REQUIRED WORK:
Each line from the start of the data below through the one containing "const statsLines = ['Mean" must be reproduced exactly.

RECORDED INFORMATION:
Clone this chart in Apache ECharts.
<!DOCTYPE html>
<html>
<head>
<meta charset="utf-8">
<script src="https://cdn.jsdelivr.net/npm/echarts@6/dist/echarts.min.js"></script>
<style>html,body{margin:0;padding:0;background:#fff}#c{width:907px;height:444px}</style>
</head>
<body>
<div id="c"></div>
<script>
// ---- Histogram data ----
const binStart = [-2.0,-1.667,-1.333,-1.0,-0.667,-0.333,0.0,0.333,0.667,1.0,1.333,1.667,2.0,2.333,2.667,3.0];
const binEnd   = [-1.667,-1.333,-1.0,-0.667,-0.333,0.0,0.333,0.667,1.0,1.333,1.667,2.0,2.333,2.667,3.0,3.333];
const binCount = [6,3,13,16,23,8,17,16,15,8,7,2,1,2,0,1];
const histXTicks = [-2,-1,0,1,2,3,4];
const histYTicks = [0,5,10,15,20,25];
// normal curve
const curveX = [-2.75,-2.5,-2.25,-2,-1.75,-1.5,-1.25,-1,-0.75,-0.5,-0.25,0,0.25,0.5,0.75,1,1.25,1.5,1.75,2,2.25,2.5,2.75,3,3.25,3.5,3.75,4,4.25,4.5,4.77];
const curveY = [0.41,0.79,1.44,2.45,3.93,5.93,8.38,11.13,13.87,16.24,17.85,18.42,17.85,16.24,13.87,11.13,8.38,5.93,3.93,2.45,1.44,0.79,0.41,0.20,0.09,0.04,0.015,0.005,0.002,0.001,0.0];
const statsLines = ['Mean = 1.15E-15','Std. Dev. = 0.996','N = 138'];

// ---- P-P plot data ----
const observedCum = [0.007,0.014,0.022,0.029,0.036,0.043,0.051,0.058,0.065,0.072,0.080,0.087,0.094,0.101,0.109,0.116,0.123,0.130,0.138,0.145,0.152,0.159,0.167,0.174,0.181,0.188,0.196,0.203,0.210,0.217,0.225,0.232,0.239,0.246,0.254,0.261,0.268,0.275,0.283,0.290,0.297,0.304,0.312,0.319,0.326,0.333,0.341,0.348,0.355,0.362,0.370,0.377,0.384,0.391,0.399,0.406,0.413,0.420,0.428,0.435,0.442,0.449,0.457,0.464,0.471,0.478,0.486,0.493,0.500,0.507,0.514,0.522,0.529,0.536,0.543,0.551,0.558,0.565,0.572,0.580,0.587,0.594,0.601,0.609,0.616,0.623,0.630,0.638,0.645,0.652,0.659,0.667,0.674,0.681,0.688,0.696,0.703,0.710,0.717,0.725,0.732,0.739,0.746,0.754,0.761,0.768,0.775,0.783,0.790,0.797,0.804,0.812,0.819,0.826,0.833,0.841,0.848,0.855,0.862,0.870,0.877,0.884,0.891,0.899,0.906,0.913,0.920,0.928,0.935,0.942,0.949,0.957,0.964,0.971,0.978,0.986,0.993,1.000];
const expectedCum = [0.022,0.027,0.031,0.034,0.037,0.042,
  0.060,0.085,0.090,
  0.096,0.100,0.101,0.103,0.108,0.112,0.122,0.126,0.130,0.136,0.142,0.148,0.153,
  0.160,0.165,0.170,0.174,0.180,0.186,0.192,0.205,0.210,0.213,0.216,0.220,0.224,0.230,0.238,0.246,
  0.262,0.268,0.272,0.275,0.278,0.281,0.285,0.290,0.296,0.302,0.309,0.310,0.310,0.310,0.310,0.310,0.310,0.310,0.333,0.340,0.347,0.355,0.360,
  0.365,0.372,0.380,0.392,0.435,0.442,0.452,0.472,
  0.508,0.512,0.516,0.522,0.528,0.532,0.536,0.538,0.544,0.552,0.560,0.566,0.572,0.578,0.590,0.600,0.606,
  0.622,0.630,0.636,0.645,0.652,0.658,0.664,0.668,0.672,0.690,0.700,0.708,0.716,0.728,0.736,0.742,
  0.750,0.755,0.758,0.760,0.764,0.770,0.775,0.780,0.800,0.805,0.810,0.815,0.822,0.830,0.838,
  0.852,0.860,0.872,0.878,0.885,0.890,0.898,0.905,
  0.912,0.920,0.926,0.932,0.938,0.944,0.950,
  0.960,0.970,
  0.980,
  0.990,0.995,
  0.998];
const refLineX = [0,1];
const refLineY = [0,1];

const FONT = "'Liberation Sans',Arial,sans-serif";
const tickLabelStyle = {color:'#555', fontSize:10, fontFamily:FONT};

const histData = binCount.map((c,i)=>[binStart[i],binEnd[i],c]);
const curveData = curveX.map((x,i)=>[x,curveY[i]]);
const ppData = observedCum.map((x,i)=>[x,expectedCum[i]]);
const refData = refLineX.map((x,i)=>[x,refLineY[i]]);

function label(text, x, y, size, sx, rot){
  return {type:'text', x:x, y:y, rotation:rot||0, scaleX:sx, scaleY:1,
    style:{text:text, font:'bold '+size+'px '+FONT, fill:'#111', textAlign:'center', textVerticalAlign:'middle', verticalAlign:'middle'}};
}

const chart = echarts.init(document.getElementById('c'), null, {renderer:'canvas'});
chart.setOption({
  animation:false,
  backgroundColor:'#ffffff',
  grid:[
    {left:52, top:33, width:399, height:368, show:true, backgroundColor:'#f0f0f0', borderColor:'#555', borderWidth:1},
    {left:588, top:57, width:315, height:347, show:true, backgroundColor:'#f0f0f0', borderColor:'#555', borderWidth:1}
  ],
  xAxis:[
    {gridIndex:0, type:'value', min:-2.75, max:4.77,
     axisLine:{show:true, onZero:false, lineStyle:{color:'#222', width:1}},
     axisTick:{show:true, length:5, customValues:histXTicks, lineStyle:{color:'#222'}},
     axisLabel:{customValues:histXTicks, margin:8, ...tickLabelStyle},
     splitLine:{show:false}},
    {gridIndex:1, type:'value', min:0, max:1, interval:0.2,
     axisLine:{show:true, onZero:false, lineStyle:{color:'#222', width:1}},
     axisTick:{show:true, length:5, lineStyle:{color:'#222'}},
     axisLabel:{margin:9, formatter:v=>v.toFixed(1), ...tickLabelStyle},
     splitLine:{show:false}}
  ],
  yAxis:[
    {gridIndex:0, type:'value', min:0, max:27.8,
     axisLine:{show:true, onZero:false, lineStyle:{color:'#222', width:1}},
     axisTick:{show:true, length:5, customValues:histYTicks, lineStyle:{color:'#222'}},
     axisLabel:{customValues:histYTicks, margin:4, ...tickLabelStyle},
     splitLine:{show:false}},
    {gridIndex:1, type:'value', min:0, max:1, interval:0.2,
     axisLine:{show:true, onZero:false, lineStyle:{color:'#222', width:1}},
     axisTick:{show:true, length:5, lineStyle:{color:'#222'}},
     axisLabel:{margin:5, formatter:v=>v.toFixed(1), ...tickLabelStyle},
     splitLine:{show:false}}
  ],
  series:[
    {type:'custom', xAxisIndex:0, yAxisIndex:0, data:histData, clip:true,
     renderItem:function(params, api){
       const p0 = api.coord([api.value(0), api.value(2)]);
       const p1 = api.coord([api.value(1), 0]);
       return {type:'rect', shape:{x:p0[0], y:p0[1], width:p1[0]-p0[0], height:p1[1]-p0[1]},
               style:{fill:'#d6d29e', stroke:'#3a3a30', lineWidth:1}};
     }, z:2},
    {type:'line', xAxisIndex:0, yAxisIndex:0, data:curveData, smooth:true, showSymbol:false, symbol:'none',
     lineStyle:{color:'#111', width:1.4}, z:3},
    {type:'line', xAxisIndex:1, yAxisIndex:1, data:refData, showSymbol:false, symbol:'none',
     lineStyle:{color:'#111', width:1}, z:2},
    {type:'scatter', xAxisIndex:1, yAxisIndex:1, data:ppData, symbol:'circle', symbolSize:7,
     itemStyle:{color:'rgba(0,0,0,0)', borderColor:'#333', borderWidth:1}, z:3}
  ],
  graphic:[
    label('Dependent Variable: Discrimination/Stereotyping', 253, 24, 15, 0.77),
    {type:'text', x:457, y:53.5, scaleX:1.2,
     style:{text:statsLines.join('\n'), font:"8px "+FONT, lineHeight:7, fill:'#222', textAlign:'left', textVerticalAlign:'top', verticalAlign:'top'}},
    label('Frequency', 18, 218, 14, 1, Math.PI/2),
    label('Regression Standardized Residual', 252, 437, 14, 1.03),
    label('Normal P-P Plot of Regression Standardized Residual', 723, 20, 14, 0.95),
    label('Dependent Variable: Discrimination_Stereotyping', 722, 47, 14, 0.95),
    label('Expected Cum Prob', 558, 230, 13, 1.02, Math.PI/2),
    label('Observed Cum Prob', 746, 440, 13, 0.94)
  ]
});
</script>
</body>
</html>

RESULT FOR THIS EXERCISE:
Clone this chart in Apache ECharts.
<!DOCTYPE html>
<html>
<head>
<meta charset="utf-8">
<script src="https://cdn.jsdelivr.net/npm/echarts@6/dist/echarts.min.js"></script>
<style>html,body{margin:0;padding:0;background:#fff}#c{width:907px;height:444px}</style>
</head>
<body>
<div id="c"></div>
<script>
// ---- Histogram data ----
const binStart = [-2.0,-1.667,-1.333,-1.0,-0.667,-0.333,0.0,0.333,0.667,1.0,1.333,1.667,2.0,2.333,2.667,3.0];
const binEnd   = [-1.667,-1.333,-1.0,-0.667,-0.333,0.0,0.333,0.667,1.0,1.333,1.667,2.0,2.333,2.667,3.0,3.333];
const binCount = [6,3,13,16,23,8,17,16,15,8,7,2,1,2,0,1];
const histXTicks = [-2,-1,0,1,2,3,4];
const histYTicks = [0,5,10,15,20,25];
// normal curve
const curveX = [-2.75,-2.5,-2.25,-2,-1.75,-1.5,-1.25,-1,-0.75,-0.5,-0.25,0,0.25,0.5,0.75,1,1.25,1.5,1.75,2,2.25,2.5,2.75,3,3.25,3.5,3.75,4,4.25,4.5,4.77];
const curveY = [0.41,0.79,1.44,2.45,3.93,5.93,8.38,11.13,13.87,16.24,17.85,18.42,17.85,16.24,13.87,11.13,8.38,5.93,3.93,2.45,1.44,0.79,0.41,0.20,0.09,0.04,0.015,0.005,0.002,0.001,0.0];
const statsLines = ['Mean = 1.15E-15','Std. Dev. = 0.996','N = 138'];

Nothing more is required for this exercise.